Yes of course a large model is very important, but the end-to-end concept here at C3 W2 is talking about a large dataset to be the critical point for end-to-end to work -not a large model instead or only-, which is the question of the quiz.

Also, the “only” part of the question formulation, does not include data augmentation, regularization etc. It refers to number of layers and units, at least to the extent of my understanding and in the scope of Course 3.

@ paulinpaloalto
What I realize is that the wording, the formulation of the question is not proper because it leaves margin for misinterpretation. You, the mentors, need to take into account what the students will think seeing the question, not other senior professionals in deep-learning.

I think we all saying the same thing. Yes of course a large network is very important and can be more effective in end-to-end, but then why in the lectures, in the prof Ng video, the network is not pointed out, but what is constantly highlighted in the end-to-end lecture is the amount of data?
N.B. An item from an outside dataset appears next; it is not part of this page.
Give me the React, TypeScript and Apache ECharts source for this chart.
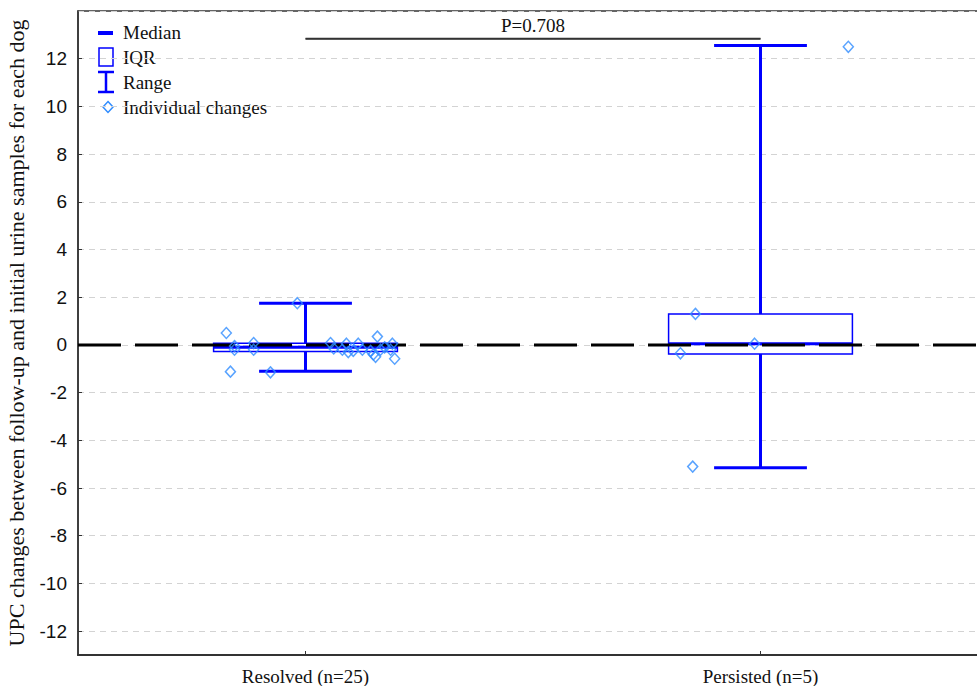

The easiest solution would be either to clarify it in the lectures or simply reformulate the question by removing the word “only” and add “instead” or something like that, which would give the intent that a large network is one thing required instead of hand-picked features, but also the large network is not the only one requirement needed for end-to-end to properly work.

Update: paulinpaloalto Did you delete your comment?

Also, trying the quiz again, I stumbled upon two other interesting questions about end-to-end. I think you will find the grader explanations very very interesting and they are essentially consolidating/supporting what I was saying yesterday.

  1. Correct. To get good results when using an end-to-end approach, it is necessary to have a big dataset.
  2. My selected correct answer was about “having enough data to train a big neural network” and the grader said: Correct. This might be the most important factor when deciding whether to use an end-to-end approach.